Processing Game Birds  

Game Birds can be tough. They spend most of their life on the move, unlike battery chickens, so have far denser and tougher meat than farm raised birds.

The single most important part of processing game birds is to allow them to rest and allow the proteins in the meat that make it tough break down. This will turn a tough bird into something far more palatable.

To overcome the toughness the simplest approach is to leave the birds in the fridge for at least two weeks before processing them. One week doesn’t seem to be enough, with birds still coming out of the oven tough. After two weeks you will notice a real change in the composition of the flesh. It will become softer to the touch.

One of Simon Lusk’s game fridges just before the birds were processed and the fridge cleaned. 

Birds left to settle for two weeks are very easy to cook as they will not be tough, and toughness is really hard to deal with when roasted or fried. Breast fillets can be pan fried and come out very tender, and whole quail are beautiful pan fried.

I have never left a bird hanging for three weeks and green, or until its neck breaks, or until it can be shaken and its feathers fall out. That is how they were allegedly treated in England, but when I have shot in England I have only ever heard of one bloke who did this, and this was a mistake. He was given some birds and forgot about them, and found them three weeks later and they were green. He reckoned he was not going to get another bird that season, so even though they were green he cooked them, and they were the best birds he has ever had.

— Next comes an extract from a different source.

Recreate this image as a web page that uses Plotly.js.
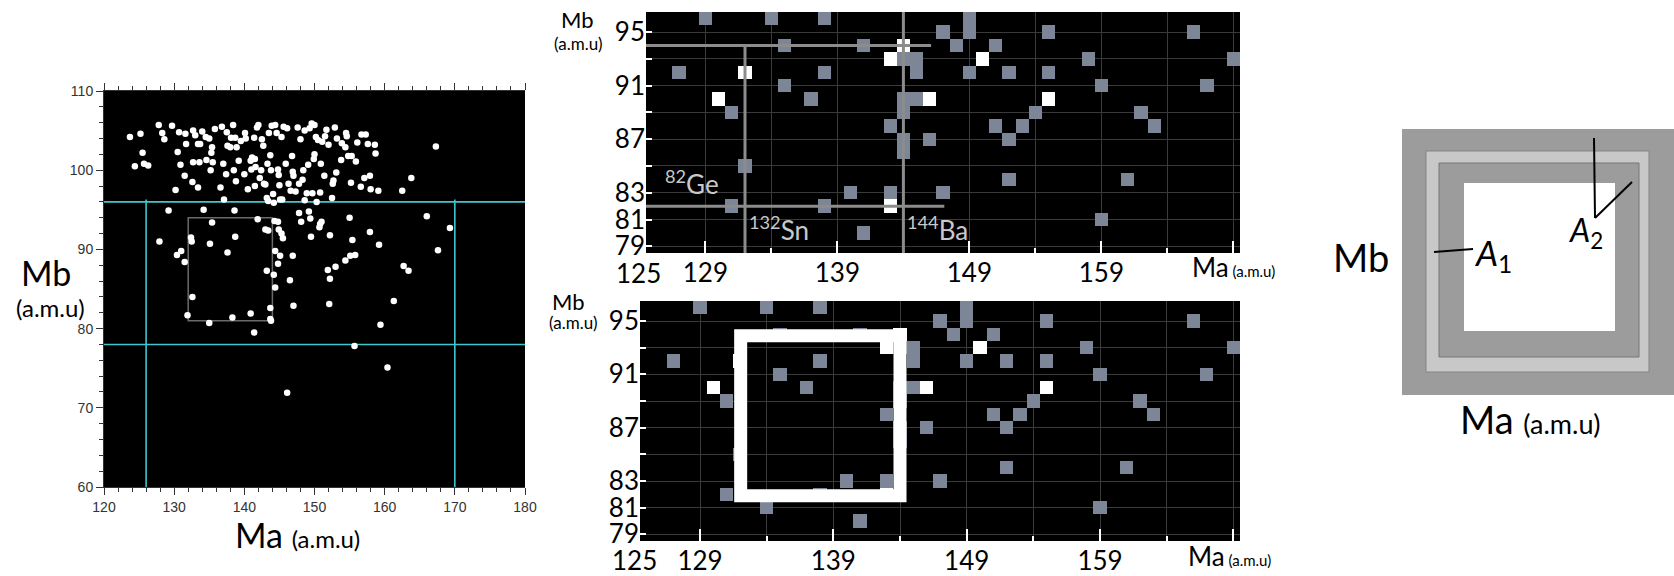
<!DOCTYPE html>
<html>
<head>
<meta charset="utf-8">
<script src="https://cdn.plot.ly/plotly-3.0.1.min.js"></script>
<style>html,body{margin:0;padding:0;background:#fff;}#chart{width:1674px;height:576px;}</style>
</head>
<body>
<div id="chart"></div>
<script>
// ---------- DATA ----------
// Left panel: fragment pairs (Ma, Mb) in a.m.u
const dotMa = [123.7,124.4,125.2,125.5,125.7,126.3,127.8,128.3,128.6,129.7,130.2,130.5,130.7,130.9,131.5,131.6,131.7,132.7,133.0,132.7,
132.6,133.4,133.4,133.7,133.6,134.0,134.5,134.6,135.0,135.2,135.3,135.4,135.5,135.8,136.6,136.8,137.0,137.1,137.4,137.5,
137.6,138.0,138.1,138.4,138.5,138.8,138.7,138.9,139.2,139.5,140.0,140.1,140.2,140.5,140.9,141.0,141.1,141.4,141.5,141.6,
141.5,141.8,142.0,142.2,142.4,142.5,142.7,142.8,143.0,143.2,143.3,143.4,143.5,143.7,143.8,143.9,144.1,144.2,144.4,144.6,
144.8,144.9,145.0,145.1,145.3,145.4,145.6,145.9,146.1,146.3,146.6,146.8,146.9,147.0,147.3,147.6,147.8,148.0,148.3,148.4,
148.6,148.6,148.9,149.1,149.3,149.6,149.7,149.9,150.0,150.0,150.2,150.3,150.5,150.8,150.9,151.1,151.4,151.5,151.7,152.0,
152.5,152.6,152.7,152.9,153.1,153.2,153.8,153.9,154.4,154.5,154.6,154.8,155.2,155.3,155.9,156.1,156.6,156.7,157.1,157.3,
157.6,157.9,158.0,158.6,158.7,159.1,162.5,163.8,167.3,
129.2,127.9,130.4,131.0,131.5,132.4,132.5,132.6,131.9,134.2,135.1,135.4,135.0,137.6,138.6,138.7,138.3,140.9,141.4,141.9,
143.0,143.4,143.2,143.7,143.7,143.8,144.2,144.3,144.8,144.4,144.4,144.9,145.1,144.8,145.3,145.5,146.5,146.9,147.0,147.8,
148.1,149.2,149.4,149.5,150.7,150.8,151.0,151.9,152.2,152.1,152.2,153.0,154.4,155.0,155.1,155.4,155.8,155.7,157.9,159.2,
159.4,160.4,161.3,162.7,163.4,166.0,167.6,169.3,146.1];
const dotMb = [104.2,100.5,104.6,102.2,100.8,100.6,105.7,104.7,103.9,105.6,97.5,102.3,104.8,100.7,99.3,104.6,103.3,105.0,104.4,101.0,
98.5,97.8,103.3,103.3,101.0,104.9,104.2,101.3,104.0,100.0,102.2,102.9,101.0,105.2,97.8,105.5,100.8,96.3,99.5,104.8,
103.1,102.9,104.1,105.7,100.0,98.6,104.1,102.9,101.2,103.7,99.5,104.7,104.0,97.6,101.2,100.1,101.6,104.1,98.0,100.4,
101.4,105.4,105.7,99.0,100.0,103.9,103.1,98.3,98.2,96.5,100.8,96.1,104.7,101.9,100.0,105.6,97.0,95.9,105.7,104.7,
100.1,99.4,98.1,96.3,104.2,96.3,105.5,100.8,105.3,98.3,97.4,101.8,99.8,99.3,97.3,105.4,98.3,103.9,98.8,100.0,
96.2,105.0,97.1,100.7,105.3,105.9,97.1,101.4,102.0,105.7,104.2,96.0,103.8,97.2,100.8,103.6,99.3,104.3,105.1,103.2,
96.5,98.3,98.7,105.4,99.7,104.0,101.3,103.4,102.9,104.7,104.3,101.8,98.4,101.8,101.1,103.5,97.9,104.5,99.0,104.5,
103.3,99.3,97.6,103.2,102.1,97.4,97.4,99.0,103.0,
94.9,91.0,89.3,89.8,88.4,91.5,91.0,84.0,81.7,95.0,90.7,93.4,80.7,89.6,94.9,91.6,81.4,81.9,79.5,93.8,
92.5,92.4,87.3,82.6,81.2,81.0,86.8,93.6,93.5,89.8,85.2,92.5,89.2,88.2,92.0,91.4,86.1,89.2,82.9,94.6,
93.5,94.8,93.9,91.6,92.8,93.2,93.5,87.4,86.3,83.1,91.8,87.8,88.6,94.0,89.2,91.2,89.3,77.8,92.2,90.6,
80.5,75.1,83.5,87.9,87.3,94.2,89.9,92.7,71.9];

// Left panel guide values
const cutMbLow = 78, cutMbHigh = 96, cutMaLow = 126, cutMaHigh = 170;
const boxMa = [132, 144], boxMb = [81, 94];

// Middle panels: yield map cells (Ma, Mb)
const maCells = [125,126,127,128,129,130,131,132,133,134,135,136,137,138,139,140,141,142,143,144,145,146,147,148,149,150,151,152,153,154,155,156,157,158,159,160,161,162,163,164,165,166,167,168,169];
const mbCells = [79,80,81,82,83,84,85,86,87,88,89,90,91,92,93,94,95,96];
const grayMa = [129,134,138,149, 147,149,155,166, 135,141,148,151, 144,145,158,169, 127,138,145,149,152,155, 135,159,167,
                137,144,145, 131,144,154,162, 143,151,153,163, 144,146,152, 144, 132, 152,161, 140,143,147, 131,138, 159, 141];
const grayMb = [96,96,96,96, 95,95,95,95, 94,94,94,94, 93,93,93,93, 92,92,92,92,92,92, 91,91,91,
                90,90,90, 89,89,89,89, 88,88,88,88, 87,87,87, 86, 85, 84,84, 83,83,83, 82,82, 81, 80];
const whiteMa = [144,143,150,132,130,146,155,143];
const whiteMb = [94,93,93,92,90,90,90,82];
const extraBottomMa = [134];   // cell visible only in the lower map
const extraBottomMb = [81];

// Highlighted nuclei in the upper map
const shellMa = [132, 144], shellMb = [82, 94];
const isoLabels = ['<sup>82</sup>Ge', '<sup>132</sup>Sn', '<sup>144</sup>Ba'];

// Tick labels for maps
const mapXTicks = [129,139,149,159,169];
const mapXText = ['129','139','149','159',''];
const mapXMinor = [134,144,154,164];
const mapYTicks = [79,81,83,85,87,89,91,93,95];
const mapYText = ['79','81','83','','87','','91','','95'];

// ---------- BUILD ----------
const W = 1674, H = 576;
const px = v => v / W, py = v => 1 - v / H;

function buildZ(extraMa, extraMb) {
  const z = mbCells.map(() => maCells.map(() => null));
  const put = (mas, mbs, val) => mas.forEach((m, i) => {
    const c = maCells.indexOf(m), r = mbCells.indexOf(mbs[i]);
    if (c >= 0 && r >= 0) z[r][c] = val;
  });
  put(grayMa, grayMb, 1);
  put(extraMa, extraMb, 1);
  put(whiteMa, whiteMb, 2);
  return z;
}

const cellScale = [[0,'#7c8697'],[0.5,'#7c8697'],[0.5,'#ffffff'],[1,'#ffffff']];

const traces = [
  {type:'scatter', mode:'markers', x:dotMa, y:dotMb, xaxis:'x', yaxis:'y',
   marker:{color:'#ffffff', size:6.5}, hoverinfo:'skip'},
  {type:'heatmap', x:maCells, y:mbCells, z:buildZ([],[]), xaxis:'x2', yaxis:'y2',
   colorscale:cellScale, zmin:1, zmax:2, showscale:false, hoverinfo:'skip'},
  {type:'heatmap', x:maCells, y:mbCells, z:buildZ(extraBottomMa, extraBottomMb), xaxis:'x3', yaxis:'y3',
   colorscale:cellScale, zmin:1, zmax:2, showscale:false, hoverinfo:'skip'}
];

const FONT = 'Lato, "Open Sans", sans-serif';
const leftTick = {family:'"Liberation Sans", Arial, sans-serif', size:14, color:'#333'};
const mapTick = {family:FONT, size:26, color:'#000'};
const grid = '#3a3a3a';

function mapX(dom, anchor) {
  return {domain:dom, anchor:anchor, range:[124.5,169.5], tickmode:'array', tickvals:mapXTicks, ticktext:mapXText,
    ticks:'inside', ticklen:12, tickwidth:2, tickcolor:'#fff', showgrid:true, gridcolor:grid, gridwidth:1,
    minor:{tickvals:mapXMinor, ticks:'inside', ticklen:5, tickwidth:2, tickcolor:'#fff', showgrid:true, gridcolor:grid},
    zeroline:false, showline:false, tickfont:mapTick, ticklabelstandoff:2, fixedrange:true};
}
function mapY(dom, anchor) {
  return {domain:dom, anchor:anchor, range:[78.5,96.5], tickmode:'array', tickvals:mapYTicks, ticktext:mapYText,
    ticks:'inside', ticklen:6, tickwidth:2, tickcolor:'#fff', showgrid:true, gridcolor:grid, gridwidth:1,
    zeroline:false, showline:false, tickfont:mapTick, ticklabelstandoff:0, fixedrange:true};
}

const shapes = [];
// left panel guides
const cyan = {color:'#3fc6cf', width:1.6};
shapes.push({type:'line', xref:'x', yref:'y', x0:120, x1:180, y0:cutMbHigh, y1:cutMbHigh, line:cyan, layer:'below'});
shapes.push({type:'line', xref:'x', yref:'y', x0:120, x1:180, y0:cutMbLow, y1:cutMbLow, line:cyan, layer:'below'});
shapes.push({type:'line', xref:'x', yref:'y', x0:cutMaLow, x1:cutMaLow, y0:60, y1:96.3, line:cyan, layer:'below'});
shapes.push({type:'line', xref:'x', yref:'y', x0:cutMaHigh, x1:cutMaHigh, y0:60, y1:96.3, line:cyan, layer:'below'});
shapes.push({type:'rect', xref:'x', yref:'y', x0:boxMa[0], x1:boxMa[1], y0:boxMb[0], y1:boxMb[1],
  line:{color:'#6a6a6a', width:1.5}, layer:'below'});
// upper map shell lines
const gl = {color:'#8c8c8c', width:3};
shapes.push({type:'line', xref:'x2', yref:'y2', x0:124.5, x1:146.1, y0:shellMb[1], y1:shellMb[1], line:gl});
shapes.push({type:'line', xref:'x2', yref:'y2', x0:124.5, x1:147.1, y0:shellMb[0], y1:shellMb[0], line:gl});
shapes.push({type:'line', xref:'x2', yref:'y2', x0:shellMa[0], x1:shellMa[0], y0:78.5, y1:94.1, line:gl});
shapes.push({type:'line', xref:'x2', yref:'y2', x0:shellMa[1], x1:shellMa[1], y0:78.5, y1:96.7, line:gl});
// lower map window
shapes.push({type:'rect', xref:'x3', yref:'y3', x0:132.05, x1:144.0, y0:81.9, y1:93.9, line:{color:'#ffffff', width:13}});

// right schematic (pixel geometry of the sketch)
const sketchRects = [
  {x0:1402, x1:1674, y0:129, y1:395, fill:'#9c9c9c', line:'rgba(0,0,0,0)'},
  {x0:1426, x1:1649, y0:151, y1:372, fill:'#c8c8c8', line:'#858585'},
  {x0:1439, x1:1639, y0:163, y1:357, fill:'#9c9c9c', line:'#777777'},
  {x0:1464, x1:1615, y0:183, y1:331, fill:'#ffffff', line:'rgba(0,0,0,0)'}
];
sketchRects.forEach(r => shapes.push({type:'rect', xref:'paper', yref:'paper',
  x0:px(r.x0), x1:px(r.x1), y0:py(r.y1), y1:py(r.y0), fillcolor:r.fill, line:{color:r.line, width:1}}));
const sketchLines = [[1594,138,1595,218],[1595,218,1632,182],[1434,252,1473,249]];
sketchLines.forEach(l => shapes.push({type:'line', xref:'paper', yref:'paper',
  x0:px(l[0]), y0:py(l[1]), x1:px(l[2]), y1:py(l[3]), line:{color:'#000', width:2}}));

function ann(text, x, y, size, opts) {
  return Object.assign({xref:'paper', yref:'paper', x:px(x), y:py(y), text:text, showarrow:false,
    xanchor:'center', yanchor:'middle', font:{family:FONT, size:size, color:'#000'}}, opts || {});
}
const annotations = [
  // left panel
  ann('Mb', 46, 272, 34),
  ann('(a.m.u)', 50, 307, 24),
  ann('Ma <span style="font-size:24px">(a.m.u)</span>', 233, 534, 34, {xanchor:'left'}),
  // upper map
  ann('Mb', 577, 20, 22),
  ann('(a.m.u)', 578, 44, 17),
  ann('125', 638, 273, 26),
  ann('Ma<span style="font-size:15px"> (a.m.u)</span>', 1190, 267, 26, {xanchor:'left'}),
  // lower map
  ann('Mb', 568, 301, 22),
  ann('(a.m.u)', 573, 322, 17),
  ann('125', 634, 560, 26),
  ann('Ma<span style="font-size:15px"> (a.m.u)</span>', 1186, 556, 26, {xanchor:'left'}),
  // right schematic
  ann('Mb', 1361, 257, 38),
  ann('Ma <span style="font-size:27px">(a.m.u)</span>', 1458, 419, 38, {xanchor:'left'}),
  ann('<i>A</i><sub>2</sub>', 1566, 232, 32, {xanchor:'left'}),
  ann('<i>A</i><sub>1</sub>', 1472, 255, 35, {xanchor:'left'})
];
// isotope labels on upper map
const isoX = [125.8, 132.15, 144.15], isoY = [83.8, 80.3, 80.3];
isoLabels.forEach((t, i) => annotations.push({xref:'x2', yref:'y2', x:isoX[i], y:isoY[i], text:t, showarrow:false,
  xanchor:'left', yanchor:'middle', font:{family:FONT, size:26, color:'#c9c9c9'}}));

const layout = {
  width:W, height:H, margin:{l:0, r:0, t:0, b:0}, paper_bgcolor:'#ffffff', plot_bgcolor:'#000000',
  showlegend:false, hovermode:false,
  xaxis:{domain:[px(104), px(525)], anchor:'y', range:[120,180], tick0:120, dtick:10, ticks:'outside', ticklen:7,
    tickcolor:'#333', tickwidth:1, showline:true, linecolor:'#333', linewidth:1, mirror:'ticks',
    minor:{dtick:2, ticks:'outside', ticklen:4, tickcolor:'#333'}, showgrid:false, zeroline:false,
    tickfont:leftTick, fixedrange:true},
  yaxis:{domain:[py(487), py(91)], anchor:'x', range:[60,110], tick0:60, dtick:10, ticks:'outside', ticklen:7,
    tickcolor:'#333', tickwidth:1, showline:true, linecolor:'#333', linewidth:1,
    minor:{dtick:2, ticks:'outside', ticklen:4, tickcolor:'#333'}, showgrid:false, zeroline:false,
    tickfont:leftTick, fixedrange:true},
  xaxis2:mapX([px(646), px(1240)], 'y2'),
  yaxis2:mapY([py(253), py(12)], 'x2'),
  xaxis3:mapX([px(640), px(1240)], 'y3'),
  yaxis3:mapY([py(541), py(301)], 'x3'),
  shapes:shapes,
  annotations:annotations
};

Plotly.newPlot('chart', traces, layout, {displayModeBar:false, staticPlot:true});
</script>
</body>
</html>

Hanging birds in a cellar in the northern hemisphere winter is a different proposition to a Hawke’s Bay winter. I don’t have a cellar, and the winter here is mild so I would be concerned about birds rotting or getting fly blown.

If you pluck and freeze your birds on opening day they will be tough. Try leaving them whole in the fridge for two weeks, and then processing them, and compare them to birds you have processed and frozen immediately, or processed and cooked. You will be pleasantly surprised at the difference.